And so it begins ...

Happy New Year and first day of the Texas Legislature! Here’s your first Roundup of higher education news in 2019. With the legislative session now underway, we’ll be sure to keep you updated on the latest higher ed happenings under the pink dome.
The Alcalde, the official publication of the Texas Exes, took a comprehensive look at public university funding in Texas ahead of the 86th Legislature. The pieces covers a wide range of topics from the effects of tuition deregulation to funding formulas for higher education – topics that will no doubt be front and center as lawmakers begin their biennial gathering.
This week Texas Comptroller Glenn Hager told lawmakers they would have a boost of 8.1 percent in state funds to budget for public programs, a projected $119.1 billion for the biennium. However, he warned lawmakers they need to set aside $211 million in the next biennium to cover a projected shortfall in the Texas Tomorrow Fund – the original name of the state’s prepaid tuition fund. The fund closed in 2003 but still has contracts that won’t be fulfilled until 2040. The prepaid tuition plan is guaranteed by the state so lawmakers are on the hook for the funding.

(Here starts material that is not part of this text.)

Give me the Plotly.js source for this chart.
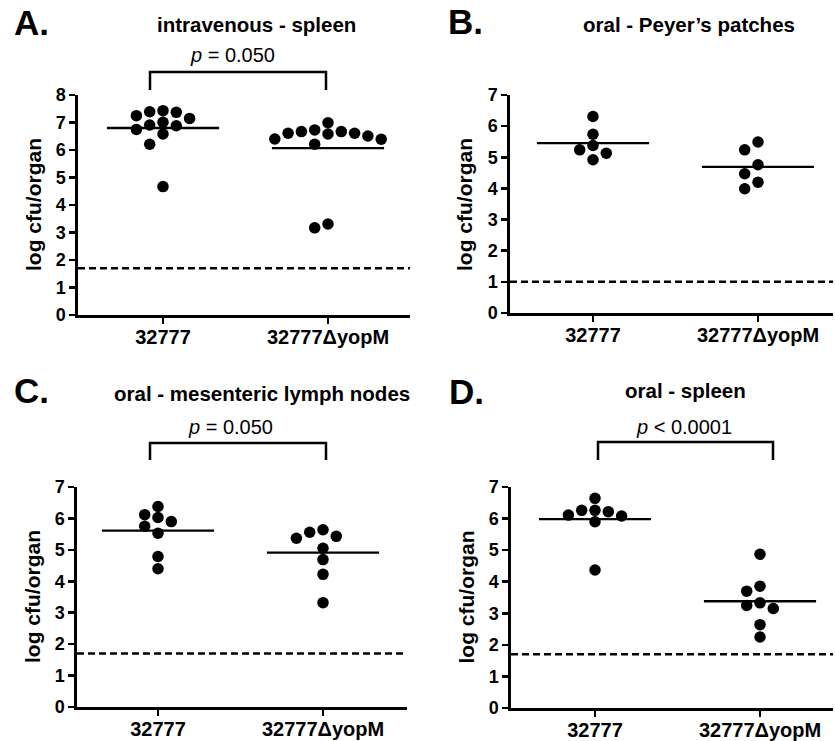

Former state Sen. Kevin Eltife was named the new chairman of the board of the UT System in December. "I'm extremely honored to be named chair," he said in an interview after the meeting. "I hope I leave the place better than I found it." Sara Martinez Tucker, who left her post two years ahead of schedule, stepped down as chair following the meeting to let the new board leadership be “in place for the entire” legislative session.
KUT, the NPR station in Austin, recently featured Dr. Ed Burger, Southwestern University President, on its podcast “Higher Ed.” Burger addresses the question: does it really matter where you go to college? Listen here for his answer.

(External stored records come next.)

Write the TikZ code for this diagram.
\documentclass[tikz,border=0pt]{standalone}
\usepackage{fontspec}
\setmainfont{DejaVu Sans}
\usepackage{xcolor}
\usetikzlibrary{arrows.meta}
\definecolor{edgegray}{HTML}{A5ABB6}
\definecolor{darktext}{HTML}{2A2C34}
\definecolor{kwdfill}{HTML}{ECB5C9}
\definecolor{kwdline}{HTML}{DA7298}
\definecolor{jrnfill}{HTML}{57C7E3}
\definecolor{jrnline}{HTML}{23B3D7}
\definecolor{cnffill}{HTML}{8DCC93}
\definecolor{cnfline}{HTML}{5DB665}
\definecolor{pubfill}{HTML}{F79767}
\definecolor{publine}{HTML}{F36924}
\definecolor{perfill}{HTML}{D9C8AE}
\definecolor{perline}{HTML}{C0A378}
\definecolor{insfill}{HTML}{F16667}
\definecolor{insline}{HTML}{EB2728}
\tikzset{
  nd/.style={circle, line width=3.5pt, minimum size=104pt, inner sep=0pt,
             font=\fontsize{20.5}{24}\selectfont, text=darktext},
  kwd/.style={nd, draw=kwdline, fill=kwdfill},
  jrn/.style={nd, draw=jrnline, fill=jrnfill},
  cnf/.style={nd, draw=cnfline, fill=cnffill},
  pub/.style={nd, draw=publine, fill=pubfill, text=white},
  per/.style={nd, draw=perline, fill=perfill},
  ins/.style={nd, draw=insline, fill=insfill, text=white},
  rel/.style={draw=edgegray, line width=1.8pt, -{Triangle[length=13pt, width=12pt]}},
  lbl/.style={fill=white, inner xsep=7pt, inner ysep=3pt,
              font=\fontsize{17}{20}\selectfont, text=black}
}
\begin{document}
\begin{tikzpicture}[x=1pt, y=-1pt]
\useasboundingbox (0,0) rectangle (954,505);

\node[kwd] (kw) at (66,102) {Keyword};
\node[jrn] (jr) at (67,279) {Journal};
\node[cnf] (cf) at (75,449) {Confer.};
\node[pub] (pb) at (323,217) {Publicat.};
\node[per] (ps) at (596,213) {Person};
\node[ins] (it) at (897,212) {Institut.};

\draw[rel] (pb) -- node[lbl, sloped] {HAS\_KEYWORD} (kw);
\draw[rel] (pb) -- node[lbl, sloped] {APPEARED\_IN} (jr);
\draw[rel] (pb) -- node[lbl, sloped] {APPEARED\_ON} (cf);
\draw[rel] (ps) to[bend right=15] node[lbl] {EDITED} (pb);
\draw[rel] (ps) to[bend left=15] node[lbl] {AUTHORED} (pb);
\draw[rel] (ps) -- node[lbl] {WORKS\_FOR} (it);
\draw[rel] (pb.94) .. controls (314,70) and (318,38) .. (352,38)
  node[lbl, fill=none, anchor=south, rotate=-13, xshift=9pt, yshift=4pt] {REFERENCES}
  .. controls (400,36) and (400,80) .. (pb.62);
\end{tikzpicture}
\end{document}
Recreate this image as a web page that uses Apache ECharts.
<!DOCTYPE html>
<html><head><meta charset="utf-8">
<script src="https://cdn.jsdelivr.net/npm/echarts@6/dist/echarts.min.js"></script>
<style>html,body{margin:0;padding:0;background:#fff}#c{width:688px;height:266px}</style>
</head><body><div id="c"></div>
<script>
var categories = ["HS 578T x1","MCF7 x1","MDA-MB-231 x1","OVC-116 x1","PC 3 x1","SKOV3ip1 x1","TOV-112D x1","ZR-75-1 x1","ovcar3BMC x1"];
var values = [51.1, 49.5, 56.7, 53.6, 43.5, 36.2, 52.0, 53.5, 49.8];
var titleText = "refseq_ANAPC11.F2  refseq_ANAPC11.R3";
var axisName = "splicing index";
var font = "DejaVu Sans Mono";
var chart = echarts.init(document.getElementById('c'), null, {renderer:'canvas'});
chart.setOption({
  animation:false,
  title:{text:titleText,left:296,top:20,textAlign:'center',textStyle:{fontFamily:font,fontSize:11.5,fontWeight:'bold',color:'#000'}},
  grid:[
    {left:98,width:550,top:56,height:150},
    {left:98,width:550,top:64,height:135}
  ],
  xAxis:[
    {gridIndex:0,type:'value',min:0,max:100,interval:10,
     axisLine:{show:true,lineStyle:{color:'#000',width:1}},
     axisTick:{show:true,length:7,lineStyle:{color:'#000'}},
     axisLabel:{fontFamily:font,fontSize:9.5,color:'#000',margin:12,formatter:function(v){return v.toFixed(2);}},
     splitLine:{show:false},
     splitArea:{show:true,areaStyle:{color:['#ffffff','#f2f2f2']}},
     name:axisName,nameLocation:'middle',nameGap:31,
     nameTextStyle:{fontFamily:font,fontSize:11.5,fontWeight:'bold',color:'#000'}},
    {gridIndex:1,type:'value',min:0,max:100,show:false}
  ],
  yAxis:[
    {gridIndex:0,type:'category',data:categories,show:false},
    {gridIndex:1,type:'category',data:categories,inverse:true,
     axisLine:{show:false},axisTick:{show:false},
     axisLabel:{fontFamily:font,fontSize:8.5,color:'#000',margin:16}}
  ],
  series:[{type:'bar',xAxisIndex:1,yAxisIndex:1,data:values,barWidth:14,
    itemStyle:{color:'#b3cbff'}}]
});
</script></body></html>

A recent study by the American Educational Research Association looked at the benefits of guaranteed admissions programs (like Texas top 10% law), and found it “made high-talent, low-income students more likely than they historically have been to apply to the flagship universities.” An Inside Higher Ed story on the study points to the certainty and transparency of a guaranteed admissions program as an advantage to these students and thus, ultimately helpful in promoting diversity. However, Dr. Jane Arnold Lincove, one of the report’s authors noted, the “Top Ten Percent Plan is only successful at creating more diverse student bodies at Texas public institutions because the state has really segregated high schools.” She added that the “downside to the state admissions policy because is that it has to rely on continued segregation.”
In December, West Texas A&M broke ground on two large animal veterinary facilities in Canyon. "This investment -- and the buildings we are breaking ground on here today -- ensure the Texas A&M University System continues to not only meet but exceed the needs of this region and the state in the future,” said Texas A&M System Chancellor John Sharp.

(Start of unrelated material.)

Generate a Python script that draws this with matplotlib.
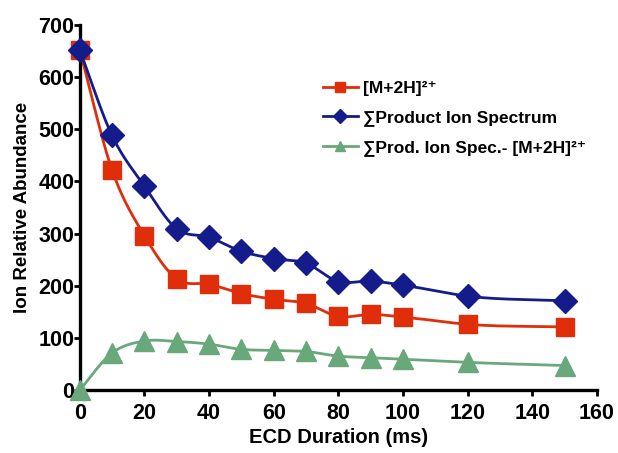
import matplotlib.pyplot as plt
import numpy as np

plt.rcParams['font.family'] = ['Liberation Sans', 'DejaVu Sans']
plt.rcParams['font.weight'] = 'bold'

# ECD duration (ms)
duration = [0, 10, 20, 30, 40, 50, 60, 70, 80, 90, 100, 120, 150]
# ion relative abundance for each series
precursor = [652, 422, 296, 213, 203, 185, 174, 166, 141, 145, 140, 126, 121]
product_sum = [652, 488, 391, 309, 293, 266, 252, 243, 208, 209, 201, 180, 171]
difference = [0, 71, 94, 93, 88, 78, 76, 74, 65, 62, 59, 53, 47]

labels = ['[M+2H]²⁺', '∑Product Ion Spectrum', '∑Prod. Ion Spec.- [M+2H]²⁺']
colors = ['#e02d0a', '#141c8c', '#69a87a']
markers = ['s', 'D', '^']
msizes = [13.5, 12, 14]


def smooth(x, y, n=30):
    # cubic hermite curve through the points (catmull-rom tangents)
    x = np.asarray(x, float)
    y = np.asarray(y, float)
    m = np.gradient(y, x)
    xs, ys = [], []
    for i in range(len(x) - 1):
        h = x[i + 1] - x[i]
        t = np.linspace(0, 1, n)
        h00 = 2 * t**3 - 3 * t**2 + 1
        h10 = t**3 - 2 * t**2 + t
        h01 = -2 * t**3 + 3 * t**2
        h11 = t**3 - t**2
        xs.append(x[i] + t * h)
        ys.append(h00 * y[i] + h10 * h * m[i] + h01 * y[i + 1] + h11 * h * m[i + 1])
    return np.concatenate(xs), np.concatenate(ys)


fig = plt.figure(figsize=(6.18, 4.53), dpi=100)
ax = fig.add_axes([0.129, 0.139, 0.837, 0.806])

for ys, lab, c, mk, ms in zip([precursor, product_sum, difference], labels, colors, markers, msizes):
    sx, sy = smooth(duration, ys)
    ax.plot(sx, sy, color=c, lw=2, clip_on=False)
    ax.plot(duration, ys, ls='none', marker=mk, ms=ms, color=c, clip_on=False, zorder=3)
    ax.plot([], [], color=c, lw=2, marker=mk, ms=7.5, label=lab)

ax.set_xlim(0, 160)
ax.set_ylim(0, 700)
ax.set_xticks(range(0, 161, 20))
ax.set_yticks(range(0, 701, 100))
for s in ['top', 'right']:
    ax.spines[s].set_visible(False)
for s in ['left', 'bottom']:
    ax.spines[s].set_linewidth(2.4)
ax.tick_params(width=2, length=4, labelsize=15.5)
ax.tick_params(axis='x', pad=5)
ax.tick_params(axis='y', pad=0)
ax.set_xlabel('ECD Duration (ms)', fontsize=14.5, fontweight='bold', labelpad=3)
ax.set_ylabel('Ion Relative Abundance', fontsize=13.5, fontweight='bold', labelpad=5)

leg = ax.legend(loc='upper left', bbox_to_anchor=(0.44, 0.89), frameon=False,
                fontsize=12.5, handlelength=2.0, labelspacing=0.8, handletextpad=0.3)
for t in leg.get_texts():
    t.set_fontweight('bold')

fig.savefig('out.png', dpi=100)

UT System Chancellor James Milliken has been featured in several profiles since joining the System last fall. A recent Alcalde piece features a Q&A in which Milliken highlights how he’s “learning all that he can about the state before the 2019 legislative session begins.” The Nebraska native moved to Texas last fall following his selection. The Austin American-Statesman interview with Milliken noted how he has visited with Texas governor Greg Abbott and worked to reach each of the 14 University of Texas campuses. To hear from Milliken in person, the Texas Tribune will host a TribLive event with him on Thursday, January 24th. Information on how to attend or watch the livestream can be found here.
In December, Bloomberg News announced the UT System endowment had hit $31 billion, making it the country’s second largest, behind only Harvard. The endowment was “fueled by mineral rights from land it controls in the Permian Basin. It’s an area bigger than Delaware that has emerged in the past decade as the world’s fastest growing oil-producing region due to advances in hydraulic fracturing, or fracking.”